## TASK GOAL:
Provide nothing but the number of lines containing the string "chart".

## PROVIDED DATA:
-*-

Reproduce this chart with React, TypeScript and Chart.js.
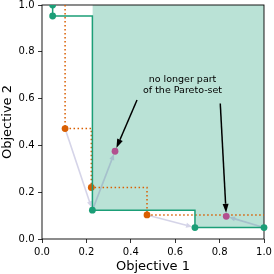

-*-

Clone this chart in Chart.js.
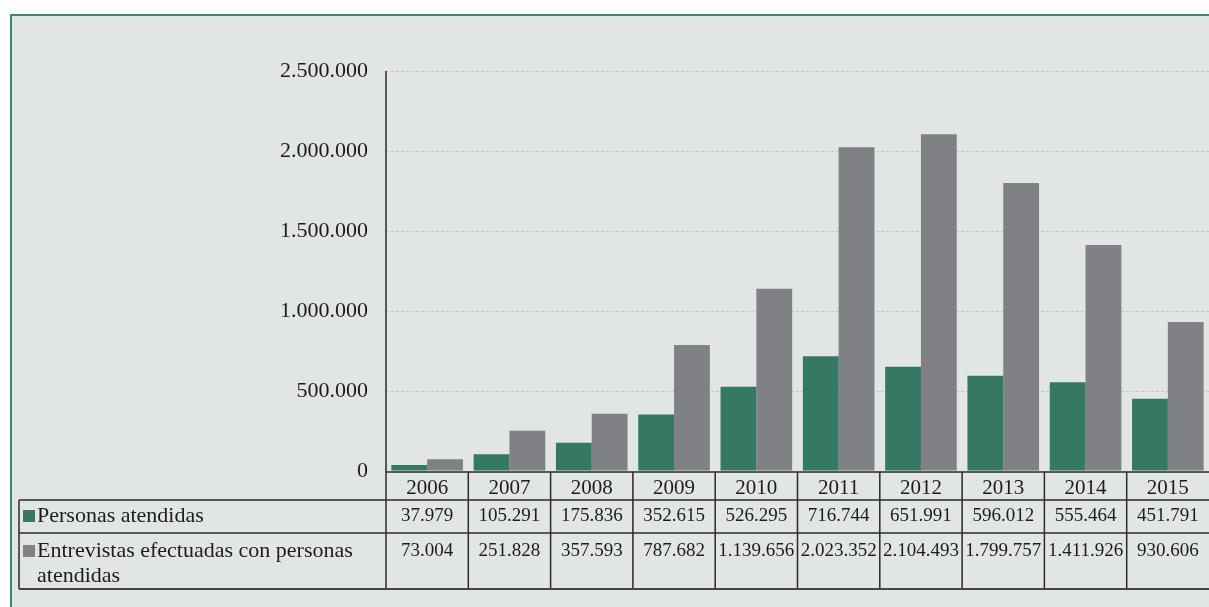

-*-

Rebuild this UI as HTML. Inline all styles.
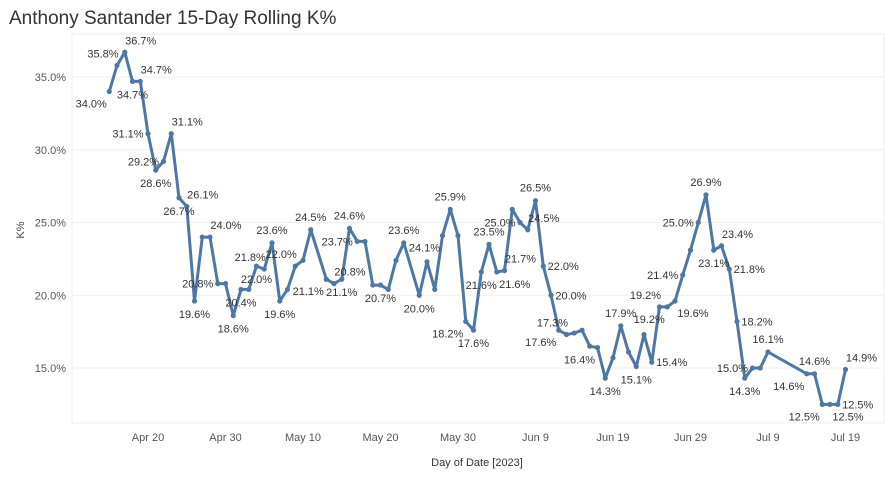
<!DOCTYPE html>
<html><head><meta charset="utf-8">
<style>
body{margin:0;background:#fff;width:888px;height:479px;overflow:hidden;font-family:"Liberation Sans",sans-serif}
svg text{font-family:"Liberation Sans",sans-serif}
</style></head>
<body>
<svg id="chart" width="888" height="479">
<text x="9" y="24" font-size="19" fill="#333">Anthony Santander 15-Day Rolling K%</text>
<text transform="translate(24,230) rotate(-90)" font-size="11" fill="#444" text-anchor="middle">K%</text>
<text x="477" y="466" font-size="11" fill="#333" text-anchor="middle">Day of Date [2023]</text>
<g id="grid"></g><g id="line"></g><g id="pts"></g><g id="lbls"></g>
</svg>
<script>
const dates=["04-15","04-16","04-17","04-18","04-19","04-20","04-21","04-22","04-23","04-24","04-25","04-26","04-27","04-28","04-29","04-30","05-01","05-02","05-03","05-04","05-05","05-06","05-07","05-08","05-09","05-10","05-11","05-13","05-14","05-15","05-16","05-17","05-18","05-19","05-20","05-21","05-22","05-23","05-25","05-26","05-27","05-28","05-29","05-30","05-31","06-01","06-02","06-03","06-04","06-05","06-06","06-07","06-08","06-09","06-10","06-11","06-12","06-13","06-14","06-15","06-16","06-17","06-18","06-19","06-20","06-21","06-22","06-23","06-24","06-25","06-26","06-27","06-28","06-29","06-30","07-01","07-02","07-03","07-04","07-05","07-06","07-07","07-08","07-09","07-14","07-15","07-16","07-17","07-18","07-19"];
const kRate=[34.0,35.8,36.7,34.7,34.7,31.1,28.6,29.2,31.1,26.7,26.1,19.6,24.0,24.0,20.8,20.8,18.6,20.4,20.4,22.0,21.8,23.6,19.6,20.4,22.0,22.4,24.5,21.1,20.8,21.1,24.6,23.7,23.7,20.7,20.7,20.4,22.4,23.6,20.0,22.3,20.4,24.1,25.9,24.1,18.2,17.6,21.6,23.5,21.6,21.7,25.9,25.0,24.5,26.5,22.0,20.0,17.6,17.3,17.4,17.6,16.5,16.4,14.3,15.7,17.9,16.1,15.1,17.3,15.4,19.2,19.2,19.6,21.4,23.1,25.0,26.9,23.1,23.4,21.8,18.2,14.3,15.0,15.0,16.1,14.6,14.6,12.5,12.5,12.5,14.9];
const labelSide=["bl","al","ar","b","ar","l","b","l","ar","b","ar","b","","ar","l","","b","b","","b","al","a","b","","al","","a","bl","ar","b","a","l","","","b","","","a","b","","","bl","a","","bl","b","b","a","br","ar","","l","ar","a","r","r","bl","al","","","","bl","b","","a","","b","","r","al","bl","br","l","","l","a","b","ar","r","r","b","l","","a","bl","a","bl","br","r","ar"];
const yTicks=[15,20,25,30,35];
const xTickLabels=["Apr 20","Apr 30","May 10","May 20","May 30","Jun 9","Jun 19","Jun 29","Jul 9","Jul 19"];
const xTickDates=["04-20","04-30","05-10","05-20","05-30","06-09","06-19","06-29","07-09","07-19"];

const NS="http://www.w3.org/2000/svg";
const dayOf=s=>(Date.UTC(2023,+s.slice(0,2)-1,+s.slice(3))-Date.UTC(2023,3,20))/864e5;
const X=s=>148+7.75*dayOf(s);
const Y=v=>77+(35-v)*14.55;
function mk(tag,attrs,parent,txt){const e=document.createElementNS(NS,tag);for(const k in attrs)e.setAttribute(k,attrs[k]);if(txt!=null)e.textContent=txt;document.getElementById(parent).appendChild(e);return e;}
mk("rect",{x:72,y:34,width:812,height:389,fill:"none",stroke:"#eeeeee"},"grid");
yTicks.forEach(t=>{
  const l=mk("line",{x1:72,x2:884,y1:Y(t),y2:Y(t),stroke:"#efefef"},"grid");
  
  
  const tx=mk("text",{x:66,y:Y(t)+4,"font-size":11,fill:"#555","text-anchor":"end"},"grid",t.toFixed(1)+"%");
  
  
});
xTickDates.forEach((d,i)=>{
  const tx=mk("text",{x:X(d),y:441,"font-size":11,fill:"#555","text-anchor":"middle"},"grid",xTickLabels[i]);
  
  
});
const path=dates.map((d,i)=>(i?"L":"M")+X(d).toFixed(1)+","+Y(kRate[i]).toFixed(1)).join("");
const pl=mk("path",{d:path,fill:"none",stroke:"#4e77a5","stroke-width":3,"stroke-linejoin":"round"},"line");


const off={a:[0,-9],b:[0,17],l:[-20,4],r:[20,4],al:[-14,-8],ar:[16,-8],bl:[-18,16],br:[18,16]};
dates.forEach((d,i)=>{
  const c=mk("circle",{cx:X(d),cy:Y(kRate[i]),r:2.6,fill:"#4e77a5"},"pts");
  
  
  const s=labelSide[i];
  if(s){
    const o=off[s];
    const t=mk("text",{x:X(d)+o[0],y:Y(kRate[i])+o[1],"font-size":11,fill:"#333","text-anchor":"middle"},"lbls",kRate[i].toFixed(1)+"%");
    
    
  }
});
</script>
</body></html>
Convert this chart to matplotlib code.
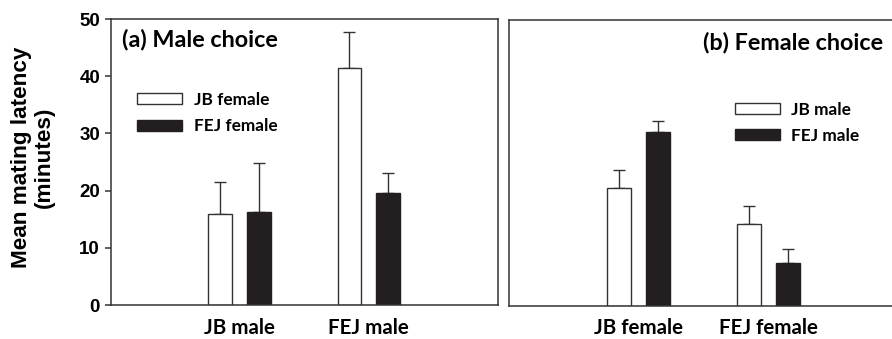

-*-

## EXPECTED ANSWER:
4